Researchers at Simon Fraser University in British Columbia have found most backup batteries will only last for a few hours in a power outage, depending on the amount of traffic the system has to handle.
"You would expect two hours to four hours" from standard batteries, said computer science professor Jiangchuan Liu. "Sometimes they have large capacity batteries and they have 16 hours or 24 hours."
"In the critical areas they may even have diesel generators."
Tim Denton, a former CRTC commissioner who headed a study into Canada's 9-1-1 system, said "somebody has got to be concerned" about the vulnerability of the cellphone network.
"My information is simply that everything is extremely vulnerable to electrical breakdown. That batteries have a fixed life. That they could, with greater expense, be made to last longer but that our extreme vulnerability arises because of a dependence on communications and electricity to sustain that."
'We got off lightly'
Denton said Ottawa was fortunate the extended power outage didn't hit in winter.
"We got off lightly. Battery power is something that really should be investigated, along with probably some other issues."
Patricia Valladao, spokeswoman for the CRTC, said Canada's 9-1-1 networks are "reliable and resistant," but urged Ottawa-area residents to contact the commission if they had any problems contacting 9-1-1 call centres using their cellphones.
Innovation, Science and Economic Development Canada, which is responsible for emergency telecommunications, referred all questions to Canada's telecom companies.
Telecom companies defended the performance of their wireless systems during the blackout.
At Telus, Tony Buu, director mobility network and technology strategy for Eastern Canada, said its network uses a combination of generators and backup batteries that can last between four and 10 hours.
"Our critical sites are all equipped with generators, fixed generators, which allow it to not be impacted by any power outage."
In addition Telus activated its emergency plan and deployed more than 30 mobile generators, he said.
"I'm sure that a lot of cellphone batteries drained before the signal went away."
When asked why its network doesn't use backup batteries that last longer, Buu said the existing batteries can handle most outages.
"We understand how long a power outage normally lasts. Our sites are resilient enough to be able to adapt to those cases. There's always extreme situations like the one in Ottawa that goes beyond the normal outage that we see on the electrical grid."
Battery life varies
Buu said Telus plans to increase the number of cell towers to provide more overlapping coverage and will be assessing its plan for basic coverage.

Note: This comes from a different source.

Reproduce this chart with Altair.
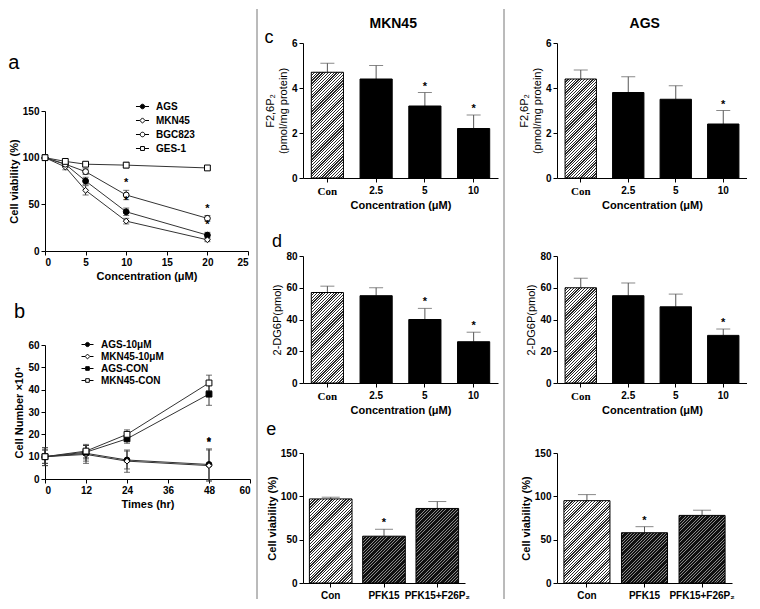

Marie-Eve Francoeur, spokeswoman for Bell, said an increase in traffic "may have impacted capacity at certain times over the weekend, but the Bell wireless network delivered consistent connectivity."
"Bell's wireline and wireless networks are equipped with extensive emergency backup power supplies in the event of power outages. Our teams have been on the ground around the clock since the tornadoes struck in Ottawa and Gatineau on Friday, ensuring our central offices and wireless sites remained with power."
Michelle Kelly, spokeswoman for Rogers Communications, said the company has backup batteries "which have a longer life than average," although she would not say how many hours they last.
"Each site is designed for backup in the event of a disruption or natural disaster, and battery life varies based on the remoteness and critical nature of the site.
During the Ottawa outage, Kelly said Rogers used a combination of backup batteries, permanent generators and almost 60 portable generators to power its network.
Meanwhile, Ottawa's city manager said his officials will examine ways to ensure they can communicate with the public and each other in an emergency, such as creating its own cellphone network the way the military does with portable cellphone towers.
"We have workarounds," Kanellakos told reporters. "We have been talking about that, but I think that has to be accelerated."